Add 10 weeks to whatever timescale your builder has suggested

almondfinger Tue 10-Jan-17 23:14:32

Oh and go with your gut. If you don't like someone, don't deal with them. The relationship you have with your builder, trades people and suppliers is so important. If you get on they will make much more of an effort to do things on time, chase orders that have gone awry.

Always ask if 'that's their best price'. Get 3 quotes for everything.

As said upthread, make sure you know what exactly is included in the price. Yes to checking the builders previous work.

If the architect has now finished, is an engineer taking over? Who is going to certify the structure? Decide now what recessed shelving if any you want in bathrooms/walls etc so it can be incorporated in any studwork.

Good luck

almondfinger Wed 11-Jan-17 17:55:00

One more thing I thought of today. Document all major conversations you have with your builder on site and email to him, along the lines of this is what we discussed today, action points, agreements and get him to concur by return. That way you have verbal conversations in writing to refer back to should any disagreement arise.

Get yourself a book. Diarise your daily contact with everyone re the build. I have 'Rang Tom - no answer, left voicemail re ... at 10.30) I am on book two. It's a godsend to refer back to, for prices agreed and payments made. Some days will obv be busier then others. My book comes everywhere with me.

cooltalkineverlivin Wed 11-Jan-17 18:44:38

It will end up taking twice as long and costing twice as much. Some sort of universal law, I think.

Wiifitmama Wed 11-Jan-17 19:47:39

almond finger - that is fantastic advice! I will absolutely get myself a little book and do that. I am a big believer in emails and a paper trail. Would never have thought of it for this though - thank you!

Wiifitmama Wed 11-Jan-17 19:49:45

Oh, and almondfinger - could I ask you to clarify what you mean about certifying the building? I assume building control does that? Or do I need a structural engineer appointed by us to check it at a specific point?

Jibberoo Wed 11-Jan-17 20:06:01

Your builder sounds pretty serious and 100k for 2 extensions and a remodel sounds amazing! Please share his details smile

almondfinger Wed 11-Jan-17 20:35:55

I'm not in the UK, so it might be different.

We parted with our Architect at the drawing stage. We are building using direct labour as opposed to using a builder and are self certifying our build. So we have a structural Engineer who certified the foundations, steel and roof. We will certify the rest. I'm sure that's what Building Controls are but I'm sure someone else can clarify?

almondfinger Wed 11-Jan-17 20:38:14

PS You're welcome.
We've had lots of issues with one of our suppliers, and having an email trail of abuse to forward to their parent Company was v satisfying : )

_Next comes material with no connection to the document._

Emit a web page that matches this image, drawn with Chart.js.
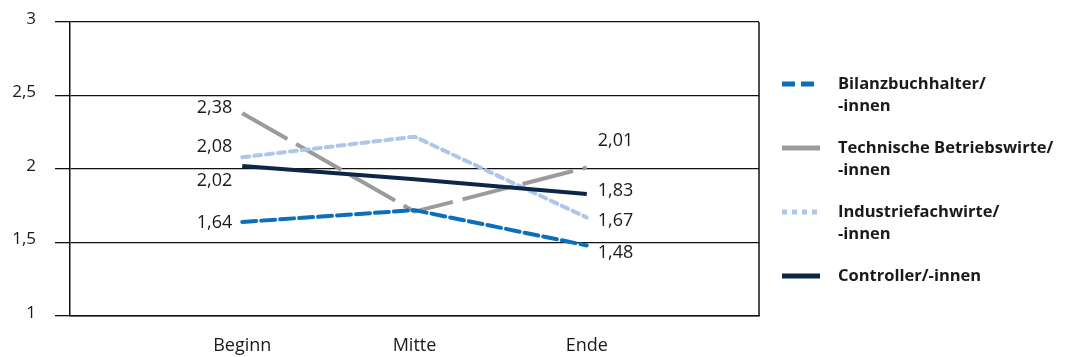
<!DOCTYPE html>
<html>
<head>
<meta charset="utf-8">
<script src="https://cdn.jsdelivr.net/npm/chart.js@4/dist/chart.umd.min.js"></script>
<style>
  html, body { margin: 0; padding: 0; background: #fff; }
  #wrap { width: 1068px; height: 357px; position: relative; }
</style>
</head>
<body>
<div id="wrap"><canvas id="c"></canvas></div>
<script>
// Phasen und Durchschnittswerte je Fortbildungsabschluss
const categories = ['Beginn', 'Mitte', 'Ende'];
const seriesNames = [
  ['Bilanzbuchhalter/', '-innen'],
  ['Technische Betriebswirte/', '-innen'],
  ['Industriefachwirte/', '-innen'],
  ['Controller/-innen']
];
const bilanzbuchhalter        = [1.64, 1.72, 1.48];
const technischeBetriebswirte = [2.38, 1.71, 2.01];
const industriefachwirte      = [2.08, 2.22, 1.67];
const controller              = [2.02, 1.93, 1.83];
const yTicks = [1, 1.5, 2, 2.5, 3];

// Vertikale Verschiebung der Wertebeschriftungen (Beginn, Ende) in px
const labelShift = [
  [1, 7],
  [-5, -27],
  [-10, 3],
  [15, -3]
];

const FONT = '"Open Sans", "Noto Sans", sans-serif';
const fmt = v => v.toLocaleString('de-DE', { minimumFractionDigits: 0, maximumFractionDigits: 2 });

// eine leere Position links und rechts der drei Phasen
const pad = arr => [null, ...arr, null];
const labels = ['', ...categories, ''];

const styles = [
  { color: '#0b6fbb', dash: [14, 5], cap: 'round', legendDash: [13, 6], order: 1 },
  { color: '#9b9b9b', dash: [52, 10], cap: 'butt', legendDash: [], order: 3 },
  { color: '#aec6e8', dash: [7, 5], cap: 'round', legendDash: [5, 5], order: 2 },
  { color: '#0b2647', dash: [], cap: 'butt', legendDash: [], order: 0 }
];
const values = [bilanzbuchhalter, technischeBetriebswirte, industriefachwirte, controller];

const datasets = values.map((vals, i) => ({
  label: seriesNames[i].join(' '),
  data: pad(vals),
  borderColor: styles[i].color,
  borderDash: styles[i].dash,
  borderCapStyle: styles[i].cap,
  borderJoinStyle: 'round',
  borderWidth: 4,
  pointRadius: 0,
  tension: 0,
  fill: false,
  order: styles[i].order,
  legendDash: styles[i].legendDash
}));

const frame = {
  id: 'frame',
  afterDraw(chart) {
    const { ctx, chartArea: a } = chart;
    ctx.save();
    ctx.strokeStyle = '#111';
    ctx.lineWidth = 1.5;
    ctx.beginPath();
    ctx.moveTo(a.right, a.top);
    ctx.lineTo(a.right, a.bottom);
    ctx.stroke();
    ctx.restore();
  }
};

const valueLabels = {
  id: 'valueLabels',
  afterDatasetsDraw(chart) {
    const { ctx } = chart;
    ctx.save();
    ctx.font = '18px ' + FONT;
    ctx.fillStyle = '#1a1a1a';
    ctx.textBaseline = 'middle';
    chart.data.datasets.forEach((ds, i) => {
      const meta = chart.getDatasetMeta(i);
      const first = meta.data[1], last = meta.data[3];
      ctx.textAlign = 'right';
      ctx.fillText(fmt(ds.data[1]), first.x - 10, first.y + labelShift[i][0]);
      ctx.textAlign = 'left';
      ctx.fillText(fmt(ds.data[3]), last.x + 11, last.y + labelShift[i][1]);
    });
    ctx.restore();
  }
};

const sideLegend = {
  id: 'sideLegend',
  afterDraw(chart) {
    const { ctx, chartArea: a } = chart;
    const x0 = a.right + 23, x1 = x0 + 38, tx = x1 + 18;
    ctx.save();
    chart.data.datasets.forEach((ds, i) => {
      const y = 84 + i * 64;
      ctx.strokeStyle = ds.borderColor;
      ctx.lineWidth = 5;
      ctx.setLineDash(ds.legendDash);
      ctx.beginPath();
      ctx.moveTo(x0, y);
      ctx.lineTo(x1, y);
      ctx.stroke();
      ctx.setLineDash([]);
      ctx.font = 'bold 16.5px ' + FONT;
      ctx.fillStyle = '#1a1a1a';
      ctx.textAlign = 'left';
      ctx.textBaseline = 'middle';
      seriesNames[i].forEach((line, k) => ctx.fillText(line, tx, y + k * 22));
    });
    ctx.restore();
  }
};

new Chart(document.getElementById('c'), {
  type: 'line',
  data: { labels, datasets },
  plugins: [frame, valueLabels, sideLegend],
  options: {
    responsive: true,
    maintainAspectRatio: false,
    animation: false,
    spanGaps: false,
    layout: { padding: { left: 0, right: 309, top: 22, bottom: 0 } },
    plugins: { legend: { display: false }, tooltip: { enabled: false } },
    scales: {
      x: {
        grid: { display: false, drawTicks: false },
        border: { display: true, color: '#111', width: 1.5 },
        ticks: { padding: 19, color: '#1a1a1a', font: { family: FONT, size: 18 }, maxRotation: 0, autoSkip: false },
        afterFit(s) { s.height = 41; }
      },
      y: {
        min: 1, max: 3,
        afterBuildTicks(s) { s.ticks = yTicks.map(v => ({ value: v })); },
        ticks: {
          padding: 19, labelOffset: -3, color: '#1a1a1a',
          font: { family: FONT, size: 17 },
          callback: v => fmt(v)
        },
        grid: { color: '#111', lineWidth: 1.3, tickLength: 15, drawTicks: true },
        border: { display: true, color: '#111', width: 1.5 },
        afterFit(s) { s.width = 70; s.paddingTop = 0; s.paddingBottom = 0; }
      }
    }
  }
});
</script>
</body>
</html>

GruochMacAlpin Wed 11-Jan-17 20:44:55

Actually our mistake was to be too nice to start with. They thought we were soft touches and quickly found out how wrong they were.

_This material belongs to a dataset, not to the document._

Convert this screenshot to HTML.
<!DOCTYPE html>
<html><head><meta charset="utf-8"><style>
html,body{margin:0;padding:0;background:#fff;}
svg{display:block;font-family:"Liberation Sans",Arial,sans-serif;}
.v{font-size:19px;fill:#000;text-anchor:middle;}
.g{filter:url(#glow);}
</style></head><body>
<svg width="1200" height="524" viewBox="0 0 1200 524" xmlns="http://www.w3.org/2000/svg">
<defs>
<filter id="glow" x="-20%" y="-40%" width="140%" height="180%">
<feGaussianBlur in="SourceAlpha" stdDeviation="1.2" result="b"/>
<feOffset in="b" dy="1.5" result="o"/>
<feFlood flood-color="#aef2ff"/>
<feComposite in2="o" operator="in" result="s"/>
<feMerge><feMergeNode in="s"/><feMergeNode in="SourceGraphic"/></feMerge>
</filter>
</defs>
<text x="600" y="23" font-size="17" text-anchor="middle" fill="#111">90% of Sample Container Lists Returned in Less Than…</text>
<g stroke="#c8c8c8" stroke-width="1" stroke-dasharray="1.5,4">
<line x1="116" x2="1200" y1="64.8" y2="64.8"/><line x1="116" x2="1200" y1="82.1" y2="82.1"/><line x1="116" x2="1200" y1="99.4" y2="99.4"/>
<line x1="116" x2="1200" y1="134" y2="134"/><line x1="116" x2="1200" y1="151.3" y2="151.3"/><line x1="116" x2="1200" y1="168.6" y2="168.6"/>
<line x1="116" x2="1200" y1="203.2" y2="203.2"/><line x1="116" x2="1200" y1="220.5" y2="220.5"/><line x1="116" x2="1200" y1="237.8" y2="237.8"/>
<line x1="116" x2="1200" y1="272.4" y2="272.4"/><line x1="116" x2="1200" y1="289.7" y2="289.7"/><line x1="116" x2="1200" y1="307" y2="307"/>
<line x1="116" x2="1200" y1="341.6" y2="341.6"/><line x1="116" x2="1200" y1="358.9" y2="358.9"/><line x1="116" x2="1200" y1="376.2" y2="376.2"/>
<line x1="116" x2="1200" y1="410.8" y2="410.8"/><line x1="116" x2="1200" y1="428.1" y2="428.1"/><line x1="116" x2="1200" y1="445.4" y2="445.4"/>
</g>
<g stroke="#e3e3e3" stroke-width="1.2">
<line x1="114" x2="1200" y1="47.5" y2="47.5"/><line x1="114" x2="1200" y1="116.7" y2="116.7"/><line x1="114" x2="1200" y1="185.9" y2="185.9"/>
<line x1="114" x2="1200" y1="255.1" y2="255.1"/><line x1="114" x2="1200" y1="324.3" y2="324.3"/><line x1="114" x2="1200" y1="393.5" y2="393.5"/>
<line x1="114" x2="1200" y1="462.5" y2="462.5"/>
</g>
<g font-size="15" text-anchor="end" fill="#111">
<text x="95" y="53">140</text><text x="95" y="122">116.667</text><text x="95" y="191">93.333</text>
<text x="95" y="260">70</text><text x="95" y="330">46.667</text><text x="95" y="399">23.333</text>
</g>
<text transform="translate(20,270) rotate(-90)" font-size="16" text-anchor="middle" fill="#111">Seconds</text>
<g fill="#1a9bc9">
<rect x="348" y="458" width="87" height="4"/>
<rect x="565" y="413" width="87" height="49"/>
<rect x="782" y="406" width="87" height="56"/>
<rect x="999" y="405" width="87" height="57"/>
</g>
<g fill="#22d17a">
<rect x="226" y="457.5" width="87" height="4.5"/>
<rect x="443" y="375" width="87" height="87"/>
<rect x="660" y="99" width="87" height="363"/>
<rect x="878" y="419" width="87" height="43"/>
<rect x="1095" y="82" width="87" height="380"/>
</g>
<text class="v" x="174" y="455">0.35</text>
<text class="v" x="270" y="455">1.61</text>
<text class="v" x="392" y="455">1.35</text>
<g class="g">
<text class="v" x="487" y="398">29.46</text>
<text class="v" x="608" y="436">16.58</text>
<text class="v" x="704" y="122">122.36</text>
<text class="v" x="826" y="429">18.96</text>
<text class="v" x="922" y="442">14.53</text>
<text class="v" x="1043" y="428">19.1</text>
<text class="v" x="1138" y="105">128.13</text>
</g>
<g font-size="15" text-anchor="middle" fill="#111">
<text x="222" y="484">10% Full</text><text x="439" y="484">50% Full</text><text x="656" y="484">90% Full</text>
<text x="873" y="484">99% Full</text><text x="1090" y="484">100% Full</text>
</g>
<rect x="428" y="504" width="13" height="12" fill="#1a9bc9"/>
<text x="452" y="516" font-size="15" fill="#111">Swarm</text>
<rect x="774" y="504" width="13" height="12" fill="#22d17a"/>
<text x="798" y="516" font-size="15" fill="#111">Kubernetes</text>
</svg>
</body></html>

You aren't there to be pals with them, you are paying them to do a professional job.

Two of advice: regular, formal site visits. We had fortnightly meetings and paid fortnightly for the work done to date - kept everyone on track.

Check your invoices against quotes and keep a spreadsheet of what been paid for. Our spreadsheet revealed some billing errors on their part.

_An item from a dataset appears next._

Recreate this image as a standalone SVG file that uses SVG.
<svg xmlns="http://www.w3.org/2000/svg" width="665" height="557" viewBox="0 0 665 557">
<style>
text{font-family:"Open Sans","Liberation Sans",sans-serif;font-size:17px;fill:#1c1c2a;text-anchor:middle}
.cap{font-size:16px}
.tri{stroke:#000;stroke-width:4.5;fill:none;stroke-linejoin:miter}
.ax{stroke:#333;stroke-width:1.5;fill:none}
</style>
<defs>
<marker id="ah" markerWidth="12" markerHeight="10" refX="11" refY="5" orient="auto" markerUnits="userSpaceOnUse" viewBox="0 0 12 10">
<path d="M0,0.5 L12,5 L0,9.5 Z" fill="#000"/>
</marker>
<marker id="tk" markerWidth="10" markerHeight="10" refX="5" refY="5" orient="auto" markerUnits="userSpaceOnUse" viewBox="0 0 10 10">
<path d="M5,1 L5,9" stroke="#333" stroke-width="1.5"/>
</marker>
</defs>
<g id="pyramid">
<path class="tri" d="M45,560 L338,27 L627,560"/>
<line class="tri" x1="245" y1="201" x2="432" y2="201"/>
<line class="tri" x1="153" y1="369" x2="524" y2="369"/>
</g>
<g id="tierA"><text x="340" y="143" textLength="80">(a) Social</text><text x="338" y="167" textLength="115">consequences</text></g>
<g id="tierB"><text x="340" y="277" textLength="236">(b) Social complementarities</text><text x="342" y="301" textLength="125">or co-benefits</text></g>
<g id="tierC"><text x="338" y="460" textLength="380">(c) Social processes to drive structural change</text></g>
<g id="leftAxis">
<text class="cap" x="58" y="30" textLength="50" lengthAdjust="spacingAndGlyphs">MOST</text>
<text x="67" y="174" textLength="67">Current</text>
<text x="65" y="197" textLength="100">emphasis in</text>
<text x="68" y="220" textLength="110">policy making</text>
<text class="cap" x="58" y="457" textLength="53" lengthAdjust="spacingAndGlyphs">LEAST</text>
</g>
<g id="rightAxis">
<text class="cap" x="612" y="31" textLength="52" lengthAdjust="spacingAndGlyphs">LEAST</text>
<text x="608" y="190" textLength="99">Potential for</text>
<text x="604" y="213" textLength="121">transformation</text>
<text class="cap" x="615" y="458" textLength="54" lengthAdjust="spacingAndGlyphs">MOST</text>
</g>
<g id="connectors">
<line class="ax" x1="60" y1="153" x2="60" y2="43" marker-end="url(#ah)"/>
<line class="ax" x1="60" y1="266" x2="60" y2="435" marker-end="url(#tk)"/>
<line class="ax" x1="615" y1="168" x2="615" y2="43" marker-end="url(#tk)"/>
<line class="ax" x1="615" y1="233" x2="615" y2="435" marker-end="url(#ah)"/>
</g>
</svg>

Male sure you have a contingency budget - you'll need it.

almondfinger Thu 12-Jan-17 22:45:49

I was going to add earlier, don't bring 'lots of cake', mine is occasional and when they are going over and above.

My Carpenters fitted my hearth today as a favour, tomorrow there will be cream buns. As previous poster said. Don't be too nice.

You are paying them to do a job and if you are too friendly and kind, then they will think you are a walkover and it's very hard to give someone a bollicking when they think you are their friend. It's a difficult balance but being nice has gotten far more done on my build then I could have expected and at very little cost to me.

I suppose as I don't have a builder, I am the builder it's different as I have to liaise with everyone and ensure they are happy.